Through the University Staff Awards program, the university highlights individuals not only for their exemplary work but also for their time dedicated to AU. A number of OCL staff members are celebrating five, 10, and 15 years at AU, including: Matt Bruno, Rob Hradsky, Rosie McSweeney, Cathy McDonald, Chris Moody, Chemayn Gray, and Linda Mass.

Standing out, International Student & Scholar Services director Senem Bakar joined an elite club with 20 years as a full-time staff member.

“AU is my home. AU offered me my first job in the United States,” she said of emigrating to the U.S. from Turkey. “I don’t how I can express my appreciation for what this institution has given me. This really comes from the bottom of my heart.”

To be fair, Bakar has actually spent 22 years at AU, with the extra two years spent as a part-time employee in international admissions. In her two-decade tenure, Senem earned a graduate certificate, and her husband has received two AU degrees. Her son will start classes on campus as a freshman this fall.

Cutting Edge & Cutting Cake

Bakar and Bloom were in good company. The Academic Support & Access Center’s Kamran Rasul received the university’s Diversity & Inclusion Award for his contributions toward securing a new, more accessible text-scanning device, which has already helped students of all abilities. Hanson also caught Rasul off guard by announcing the prize at a department meeting.

“I was really surprised, to be honest,” the assistant technology specialist said. “Without the support of Campus Life and the library, I wouldn’t have been able to pursue that venture.”

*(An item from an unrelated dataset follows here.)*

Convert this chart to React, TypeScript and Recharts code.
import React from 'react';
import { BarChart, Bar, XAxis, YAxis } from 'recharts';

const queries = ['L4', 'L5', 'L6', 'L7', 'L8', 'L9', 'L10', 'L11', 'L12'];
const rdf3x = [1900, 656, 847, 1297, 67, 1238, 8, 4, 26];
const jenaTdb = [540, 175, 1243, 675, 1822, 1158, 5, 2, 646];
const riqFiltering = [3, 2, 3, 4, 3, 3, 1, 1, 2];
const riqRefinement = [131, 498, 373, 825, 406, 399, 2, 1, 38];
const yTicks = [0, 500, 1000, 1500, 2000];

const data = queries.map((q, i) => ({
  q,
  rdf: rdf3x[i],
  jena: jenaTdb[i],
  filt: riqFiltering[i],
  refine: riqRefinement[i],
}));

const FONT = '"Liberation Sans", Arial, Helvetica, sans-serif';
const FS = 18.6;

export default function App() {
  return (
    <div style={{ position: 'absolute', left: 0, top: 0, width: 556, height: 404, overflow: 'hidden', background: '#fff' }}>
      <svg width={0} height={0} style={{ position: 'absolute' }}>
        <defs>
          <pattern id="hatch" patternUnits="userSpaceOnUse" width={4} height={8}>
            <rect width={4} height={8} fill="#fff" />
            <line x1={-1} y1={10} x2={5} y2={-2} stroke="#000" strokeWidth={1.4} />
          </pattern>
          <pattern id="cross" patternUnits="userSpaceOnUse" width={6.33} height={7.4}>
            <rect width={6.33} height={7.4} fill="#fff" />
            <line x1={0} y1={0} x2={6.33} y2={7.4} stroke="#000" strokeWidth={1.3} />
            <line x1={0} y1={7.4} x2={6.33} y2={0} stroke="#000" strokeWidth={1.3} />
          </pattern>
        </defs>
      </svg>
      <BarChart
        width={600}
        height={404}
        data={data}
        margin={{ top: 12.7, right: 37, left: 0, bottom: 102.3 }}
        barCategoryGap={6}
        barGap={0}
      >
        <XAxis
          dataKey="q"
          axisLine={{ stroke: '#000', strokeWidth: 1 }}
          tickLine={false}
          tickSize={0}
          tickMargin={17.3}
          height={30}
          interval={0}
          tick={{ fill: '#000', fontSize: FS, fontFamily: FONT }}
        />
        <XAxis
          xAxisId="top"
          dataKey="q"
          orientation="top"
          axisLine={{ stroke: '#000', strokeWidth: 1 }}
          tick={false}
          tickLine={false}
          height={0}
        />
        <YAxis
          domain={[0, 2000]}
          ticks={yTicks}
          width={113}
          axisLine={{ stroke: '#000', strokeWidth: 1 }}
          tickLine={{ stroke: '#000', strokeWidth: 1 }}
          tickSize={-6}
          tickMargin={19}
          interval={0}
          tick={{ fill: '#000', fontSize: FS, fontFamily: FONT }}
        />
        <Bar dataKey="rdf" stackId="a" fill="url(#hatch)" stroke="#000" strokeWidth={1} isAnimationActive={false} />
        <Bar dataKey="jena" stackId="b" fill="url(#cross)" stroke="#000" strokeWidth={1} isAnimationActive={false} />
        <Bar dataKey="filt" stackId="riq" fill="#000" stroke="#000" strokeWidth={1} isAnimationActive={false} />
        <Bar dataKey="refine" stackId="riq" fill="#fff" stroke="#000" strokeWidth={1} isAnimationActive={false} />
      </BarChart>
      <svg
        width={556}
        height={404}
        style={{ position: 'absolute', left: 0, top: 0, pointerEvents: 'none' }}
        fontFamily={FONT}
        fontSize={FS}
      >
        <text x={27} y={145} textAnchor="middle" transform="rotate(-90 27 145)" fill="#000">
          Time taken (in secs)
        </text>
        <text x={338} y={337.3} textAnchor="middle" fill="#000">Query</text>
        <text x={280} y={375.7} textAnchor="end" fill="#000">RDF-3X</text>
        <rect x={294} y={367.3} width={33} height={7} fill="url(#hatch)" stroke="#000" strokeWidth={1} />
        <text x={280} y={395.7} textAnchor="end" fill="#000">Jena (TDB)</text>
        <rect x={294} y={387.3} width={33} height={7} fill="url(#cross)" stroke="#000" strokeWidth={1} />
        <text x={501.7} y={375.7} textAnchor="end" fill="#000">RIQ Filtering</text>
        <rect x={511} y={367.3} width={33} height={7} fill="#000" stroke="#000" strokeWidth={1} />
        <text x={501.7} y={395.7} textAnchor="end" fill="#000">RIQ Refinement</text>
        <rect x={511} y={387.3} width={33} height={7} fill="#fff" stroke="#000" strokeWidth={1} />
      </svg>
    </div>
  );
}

The textbook scanner—housed in the library’s lower level—scans pages from above, making it more accessible for students with limited mobility. It’s part of AU’s move toward universal design. “The timing was just perfect,” Rasul explained. “The university will be very happy with this as a piece of technology that can benefit all.”

Bloom credits AU’s cutting-edge approach to services like Rasul’s technology project as part of what makes AU a great place to work. “It’s that innovative culture that’s kept me engaged and knowing that this is the right place for me,” he said.

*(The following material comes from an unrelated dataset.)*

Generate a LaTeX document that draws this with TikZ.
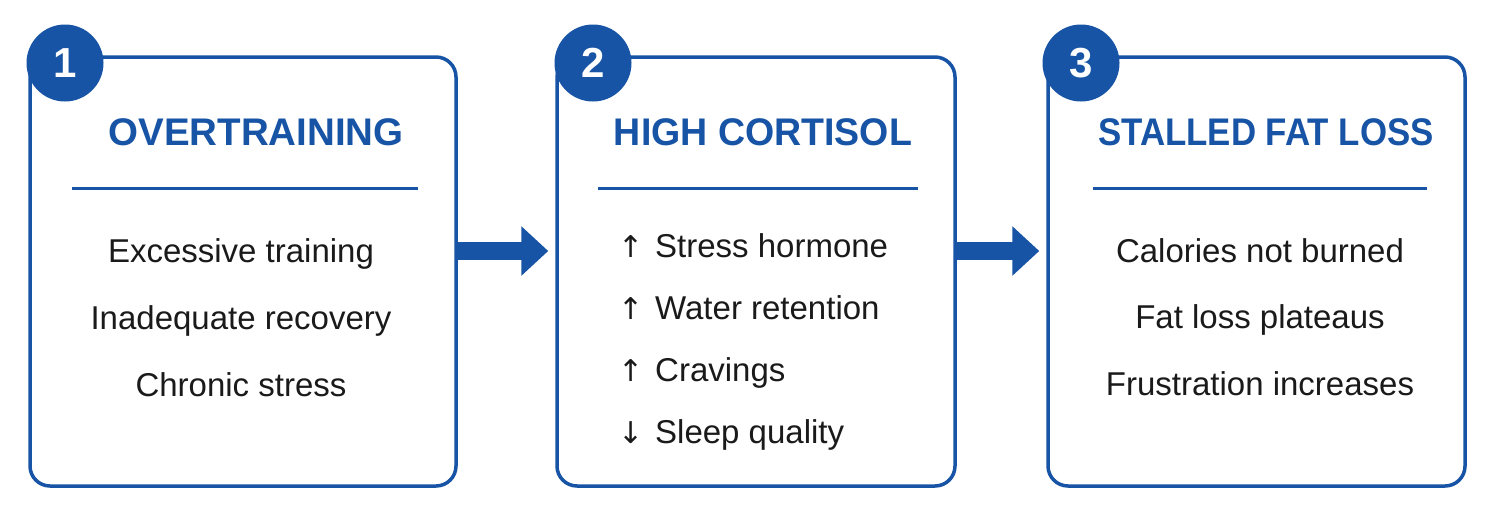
\documentclass[tikz,border=0pt]{standalone}
\usepackage{fontspec}
\setmainfont{Liberation Sans}
\newfontfamily\arrowfont{DejaVu Sans}
\usetikzlibrary{arrows.meta}
\definecolor{mainblue}{RGB}{24,84,165}
\definecolor{ink}{RGB}{26,26,26}
\definecolor{bgc}{RGB}{255,255,255}
\newcommand{\glyphbox}[1]{\makebox[34pt][l]{\hspace*{-3pt}{\arrowfont\fontsize{30}{30}\selectfont #1}}}
\begin{document}
\begin{tikzpicture}[x=1pt,y=-1pt,
  box/.style={draw=mainblue, line width=3.5pt, rounded corners=20pt, fill=white, inner sep=0pt},
  badge/.style={circle, fill=mainblue, minimum size=77pt, inner sep=0pt, text=white, font=\fontsize{42}{42}\selectfont\bfseries},
  heading/.style={anchor=base, text=mainblue, font=\fontsize{38.5}{40}\selectfont\bfseries, inner sep=0pt},
  item/.style={anchor=base, text=ink, font=\fontsize{33}{40}\selectfont, inner sep=0pt},
  litem/.style={item, anchor=base west},
  sep/.style={draw=mainblue, line width=3pt},
  bigarrow/.style={draw=mainblue, line width=18pt, -{Triangle[length=27pt 0 1, width=48pt 0 1]}, shorten >=7pt}
]
\fill[bgc] (0,0) rectangle (1491,512);
\useasboundingbox (0,0) rectangle (1491,512);

% boxes
\node[box, minimum width=426pt, minimum height=429pt] (b1) at (243,271.5) {};
\node[box, minimum width=398pt, minimum height=429pt] (b2) at (756,271.5) {};
\node[box, minimum width=417pt, minimum height=429pt] (b3) at (1256.5,271.5) {};

% badges
\node[badge] (c1) at (65,63) {1};
\node[badge] (c2) at (593,63) {2};
\node[badge] (c3) at (1081,63) {3};

% headings
\node[heading] (h1) at (256,145) {OVERTRAINING};
\node[heading] (h2) at (763,145) {\scalebox{0.975}[1]{HIGH CORTISOL}};
\node[heading] (h3) at (1266,145) {\scalebox{0.905}[1]{STALLED FAT LOSS}};

% separators
\draw[sep] (72,188) -- (418,188);
\draw[sep] (598,188) -- (918,188);
\draw[sep] (1093,188) -- (1427,188);

% box 1 items
\node[item] (t11) at (241,262) {Excessive training};
\node[item] (t12) at (241,329) {Inadequate recovery};
\node[item] (t13) at (241,396) {Chronic stress};

% box 2 items
\node[litem] (t21) at (621,257) {\glyphbox{↑}Stress hormone};
\node[litem] (t22) at (621,319) {\glyphbox{↑}Water retention};
\node[litem] (t23) at (621,381) {\glyphbox{↑}Cravings};
\node[litem] (t24) at (621,443) {\glyphbox{↓}Sleep quality};

% box 3 items
\node[item] (t31) at (1260,262) {Calories not burned};
\node[item] (t32) at (1260,328) {Fat loss plateaus};
\node[item] (t33) at (1260,395) {Frustration increases};

% arrows
\coordinate (lvl) at (0,251);
\draw[bigarrow] (b1.east |- lvl) -- (b2.west |- lvl);
\draw[bigarrow] (b2.east |- lvl) -- (b3.west |- lvl);
\end{tikzpicture}
\end{document}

On the same token, Bakar—who originally worked as an economist with the Turkish government—has seen herself grow while at AU. “I’ve learned so much about the work ethic that American offices have and the professionalism,” she said. “Most importantly, I learned to come out of my shell, interact with diversity, learn from others constantly, and grow as a professional.”

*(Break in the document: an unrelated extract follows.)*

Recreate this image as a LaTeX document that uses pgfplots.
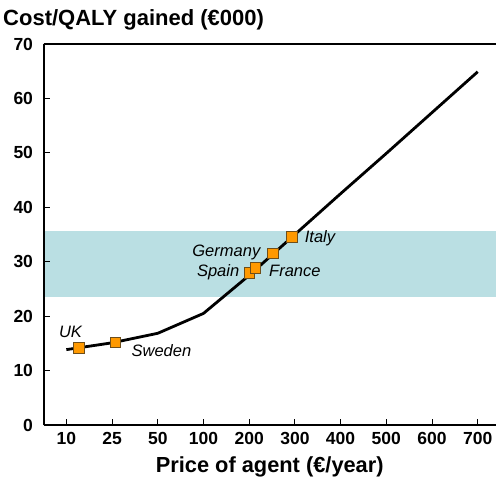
\documentclass[border=0pt]{standalone}
\usepackage{fontspec}
\setmainfont{Liberation Sans}
\usepackage{pgfplots}
\pgfplotsset{compat=1.18}
\definecolor{band}{HTML}{BADFE3}
\definecolor{mk}{HTML}{FF9900}
\definecolor{mkb}{HTML}{6E4E1A}

\begin{document}
\begin{tikzpicture}
\begin{axis}[
    scale only axis,
    width=452.5pt, height=381pt,
    xmin=-0.5, xmax=9.4, ymin=0, ymax=70,
    axis x line*=bottom, axis y line*=left,
    every outer x axis line/.append style={-},
    every outer y axis line/.append style={-},
    axis line style={-, line width=2pt},
    axis on top,
    xtick={0,...,9},
    xticklabels={10,25,50,100,200,300,400,500,600,700},
    ytick={0,10,...,70},
    tick align=inside,
    major tick length=6pt,
    tick style={black, line width=1pt},
    /pgf/number format/assume math mode=true,
    ticklabel style={font=\bfseries\fontsize{17.5}{17.5}\selectfont},
    yticklabel style={xshift=-7pt},
    xticklabel style={yshift=-4pt},
    xlabel={Price of agent (€/year)},
    xlabel style={font=\bfseries\fontsize{21.8}{21.8}\selectfont, yshift=-5pt},
    clip=false,
]
\addplot[draw=none, fill=band] coordinates {(-0.5,23.5) (9.4,23.5) (9.4,35.7) (-0.5,35.7)} -- cycle;
\addplot[black, line width=2.8pt] coordinates {
(0,13.85) (1,15.1) (2,16.85) (3,20.5) (4,27.5) (5,35.0) (6,42.5) (7,49.9) (8,57.4) (9,64.9)
};
\addplot[only marks, mark=square*, mark size=5.3pt,
    mark options={fill=mk, draw=mkb, line width=0.9pt}] coordinates {
(0.28,14.2) (1.07,15.2) (4.01,27.9) (4.14,28.8) (4.52,31.5) (4.94,34.6)
};
\draw[line width=2pt] (rel axis cs:0,1) -- (rel axis cs:1,1);
\begin{scope}[every node/.style={font=\itshape\fontsize{16.5}{16.5}\selectfont, inner sep=0pt}]
\node at (axis cs:0.09,17.1) {UK};
\node at (axis cs:2.08,13.65) {Sweden};
\node at (axis cs:3.5,31.7) {Germany};
\node at (axis cs:3.32,28.05) {Spain};
\node at (axis cs:5.0,28.35) {France};
\node at (axis cs:5.55,34.3) {Italy};
\end{scope}
\node[anchor=base west, inner sep=0pt, font=\bfseries\fontsize{22}{22}\selectfont]
    at ([xshift=-40.5pt, yshift=18pt]rel axis cs:0,1) {Cost/QALY gained (€000)};
\coordinate (ll) at (rel axis cs:0,0);
\coordinate (ur) at (rel axis cs:1,1);
\end{axis}
\pgfresetboundingbox
\path ([xshift=-43.5pt, yshift=-67pt]ll) rectangle ([yshift=44pt]ur);
\end{tikzpicture}
\end{document}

Plus, there’s the added—perhaps central—benefit of working with passionate students, or wonks “At the end of the day,” Bakar said, “feeling like I may have contributed to something that is meaningful in the world is very fulfilling.”

Work, Where the Heart Is


While both a bit nervous at first about their respective surprise announcements, Bloom and Rasul see their awards as confirmations of what they already knew—that AU is an incredibly supportive community.

The two split a combined 15 years of experience on campus between them. In his eight years at AU, Bloom completed his undergraduate degree and just this May graduated with an MBA.

“AU’s been really supportive,” Rasul said, thinking of his recent technology project and award. “This is an example of that, giving me the freedom and trust to do what I need to do and believing that I will come out with the best solution. I’ve really appreciated that.”

In the end, though, Bloom believes the real honor goes to AU and Housing & Dining Programs, specifically. For all that they’ve done for him, surprises or not, he’s had to return the favor.

“The department’s been dedicated to me, too. There’s been a lot of opportunity for me to develop professionally and take on opportunities,” he explained. “They’ve been good to me. So, I’ve got to be good back.”